^good info in this post^People who are sitting their cars up for the Eighth mile track sometime go to 4.30s. I've see people comment on 4.56s but I don't recall any forum member actually running them. I have know guys with track only cars with them.
Here is the problem with an auto. It only has three drive gears and an overdrive (a gear with a gear ratio higher than 1.00:1). First has a high 2.84:1 gear ratio. For comparison manual transmissions have a 3.38:1 first. Second is a fairly high 1.55 compared to a manual transmissions 2.00. To get that jackrabbit start that most people want it is generally thought that 4.10s are needed for an automatic.
But there is a price to pay. An auto also has the lowest overdrive gear of any of our transmissions. It's 0.70:1. A 2002-2004 manual transmission's overdrive is a higher 0.62:1. That means that an auto's highway rpm are going to be a lot higher. At 70 mph with 4.10 gears and standard size tires an auto will be spinning the motor around 2700 rpm. A manual transmission will be spinning it around 2400 rpm.
The reason the Eighth mile guys can get away with lower gears is because they don't run out of gear on the short track. On a quarter mile track you have to worry about running out of gear in drive (third for an auto, fourth for a manual transmission) and shifting into overdrive. A lot of us don't mind pushing our motors a little into the red. With 4.10s 6000 rpm gets you 108 mph. With 4.56s you would be running 97 mph. A lot of naturally aspirated cars trap faster than that.
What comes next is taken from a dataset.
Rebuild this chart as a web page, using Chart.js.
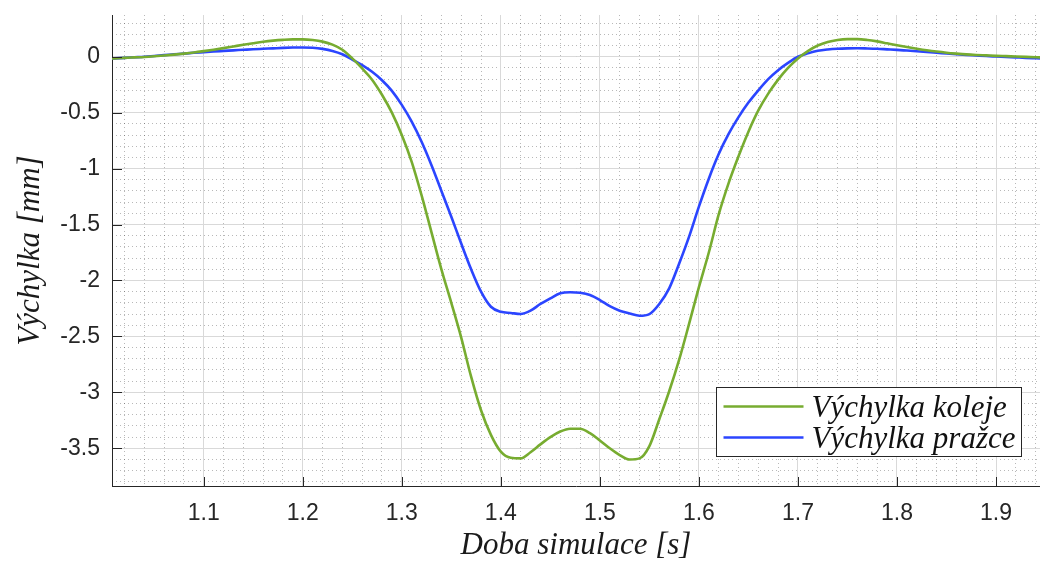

Almost any power adder pushes the limits of the 4.10/stock size tire in the quarter mile. For example, I trap at 111 mph. At 6000 rpm the speed is 108. I can spin the motor higher, go to a higher gear, or run larger diameter rear tires to water down the gear. A lot of dedicated drag racers choose to go to a larger rear tire with a softer sidewall. It gives them more grip during launches. My car is a daily driver in rain and sometimes snow. I also drive a lot of interstate miles and my T-45 has a lower overdrive gear than the later T-3650s. I chose a higher 3.73 gear.
Lower gears will overall make an auto quicker. But if you are a roll racer they actually make an auto accelerate slower between 65-80. This is because of the large step between second and drive. With stock gears an auto will downshift to second at 65 mph and run up to 80 mph before shifting into drive. With 4.10 gears it can't shift to second at 65 mph because the rpm in second would be too high. The overall gear ratio of the drive train is the transmission gear ratio times the differential gear ratio. Second with 3.27s has a lower overall gear ratio (5.07:1) than third with 4.10s (4.10:1).
So basically it boils down to this. The gear you choose depends upon how you use your car.